▸ What you should do
Write out the data below in full. Keep it exact.
◆ ◆ ◆ ◆
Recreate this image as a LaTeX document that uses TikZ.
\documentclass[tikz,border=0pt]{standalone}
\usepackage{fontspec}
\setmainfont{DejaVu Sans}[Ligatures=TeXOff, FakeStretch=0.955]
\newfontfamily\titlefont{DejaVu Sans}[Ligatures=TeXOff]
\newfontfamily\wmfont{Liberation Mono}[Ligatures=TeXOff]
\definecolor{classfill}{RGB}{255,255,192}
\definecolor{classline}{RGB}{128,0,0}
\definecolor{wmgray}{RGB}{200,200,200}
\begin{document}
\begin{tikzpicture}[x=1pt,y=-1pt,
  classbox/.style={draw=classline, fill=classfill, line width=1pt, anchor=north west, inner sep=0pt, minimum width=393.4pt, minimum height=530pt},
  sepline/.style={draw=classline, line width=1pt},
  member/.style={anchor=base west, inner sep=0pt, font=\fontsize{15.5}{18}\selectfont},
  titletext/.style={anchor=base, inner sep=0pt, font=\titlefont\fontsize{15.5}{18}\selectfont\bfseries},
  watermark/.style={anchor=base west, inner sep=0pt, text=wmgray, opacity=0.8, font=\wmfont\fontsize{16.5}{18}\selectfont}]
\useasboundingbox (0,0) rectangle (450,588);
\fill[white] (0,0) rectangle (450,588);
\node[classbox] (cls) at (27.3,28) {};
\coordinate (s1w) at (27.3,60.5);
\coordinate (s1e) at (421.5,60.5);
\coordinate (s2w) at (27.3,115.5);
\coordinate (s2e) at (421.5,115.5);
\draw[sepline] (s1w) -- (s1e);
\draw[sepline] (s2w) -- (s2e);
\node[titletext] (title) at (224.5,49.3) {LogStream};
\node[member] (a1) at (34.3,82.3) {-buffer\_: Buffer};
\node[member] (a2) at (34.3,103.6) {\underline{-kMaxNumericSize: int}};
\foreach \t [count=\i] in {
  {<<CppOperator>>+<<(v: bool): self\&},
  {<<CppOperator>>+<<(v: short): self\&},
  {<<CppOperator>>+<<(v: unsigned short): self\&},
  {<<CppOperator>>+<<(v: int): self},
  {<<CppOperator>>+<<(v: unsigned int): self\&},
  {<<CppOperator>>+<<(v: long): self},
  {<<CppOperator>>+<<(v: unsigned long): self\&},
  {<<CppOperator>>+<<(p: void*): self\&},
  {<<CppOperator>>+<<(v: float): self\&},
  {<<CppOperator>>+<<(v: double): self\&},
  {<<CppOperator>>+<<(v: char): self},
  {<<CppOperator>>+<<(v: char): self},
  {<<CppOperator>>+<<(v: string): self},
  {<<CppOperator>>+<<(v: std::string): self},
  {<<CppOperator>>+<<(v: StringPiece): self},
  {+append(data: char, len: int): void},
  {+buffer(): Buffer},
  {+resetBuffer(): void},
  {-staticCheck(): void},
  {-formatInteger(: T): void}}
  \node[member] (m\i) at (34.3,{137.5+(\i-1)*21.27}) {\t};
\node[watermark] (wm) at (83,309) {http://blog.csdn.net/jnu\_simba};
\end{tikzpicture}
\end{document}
◆ ◆ ◆ ◆
▸ Task answer
Recreate this image as a LaTeX document that uses TikZ.
\documentclass[tikz,border=0pt]{standalone}
\usepackage{fontspec}
\setmainfont{DejaVu Sans}[Ligatures=TeXOff, FakeStretch=0.955]
\newfontfamily\titlefont{DejaVu Sans}[Ligatures=TeXOff]
\newfontfamily\wmfont{Liberation Mono}[Ligatures=TeXOff]
\definecolor{classfill}{RGB}{255,255,192}
\definecolor{classline}{RGB}{128,0,0}
\definecolor{wmgray}{RGB}{200,200,200}
\begin{document}
\begin{tikzpicture}[x=1pt,y=-1pt,
  classbox/.style={draw=classline, fill=classfill, line width=1pt, anchor=north west, inner sep=0pt, minimum width=393.4pt, minimum height=530pt},
  sepline/.style={draw=classline, line width=1pt},
  member/.style={anchor=base west, inner sep=0pt, font=\fontsize{15.5}{18}\selectfont},
  titletext/.style={anchor=base, inner sep=0pt, font=\titlefont\fontsize{15.5}{18}\selectfont\bfseries},
  watermark/.style={anchor=base west, inner sep=0pt, text=wmgray, opacity=0.8, font=\wmfont\fontsize{16.5}{18}\selectfont}]
\useasboundingbox (0,0) rectangle (450,588);
\fill[white] (0,0) rectangle (450,588);
\node[classbox] (cls) at (27.3,28) {};
\coordinate (s1w) at (27.3,60.5);
\coordinate (s1e) at (421.5,60.5);
\coordinate (s2w) at (27.3,115.5);
\coordinate (s2e) at (421.5,115.5);
\draw[sepline] (s1w) -- (s1e);
\draw[sepline] (s2w) -- (s2e);
\node[titletext] (title) at (224.5,49.3) {LogStream};
\node[member] (a1) at (34.3,82.3) {-buffer\_: Buffer};
\node[member] (a2) at (34.3,103.6) {\underline{-kMaxNumericSize: int}};
\foreach \t [count=\i] in {
  {<<CppOperator>>+<<(v: bool): self\&},
  {<<CppOperator>>+<<(v: short): self\&},
  {<<CppOperator>>+<<(v: unsigned short): self\&},
  {<<CppOperator>>+<<(v: int): self},
  {<<CppOperator>>+<<(v: unsigned int): self\&},
  {<<CppOperator>>+<<(v: long): self},
  {<<CppOperator>>+<<(v: unsigned long): self\&},
  {<<CppOperator>>+<<(p: void*): self\&},
  {<<CppOperator>>+<<(v: float): self\&},
  {<<CppOperator>>+<<(v: double): self\&},
  {<<CppOperator>>+<<(v: char): self},
  {<<CppOperator>>+<<(v: char): self},
  {<<CppOperator>>+<<(v: string): self},
  {<<CppOperator>>+<<(v: std::string): self},
  {<<CppOperator>>+<<(v: StringPiece): self},
  {+append(data: char, len: int): void},
  {+buffer(): Buffer},
  {+resetBuffer(): void},
  {-staticCheck(): void},
  {-formatInteger(: T): void}}
  \node[member] (m\i) at (34.3,{137.5+(\i-1)*21.27}) {\t};
\node[watermark] (wm) at (83,309) {http://blog.csdn.net/jnu\_simba};
\end{tikzpicture}
\end{document}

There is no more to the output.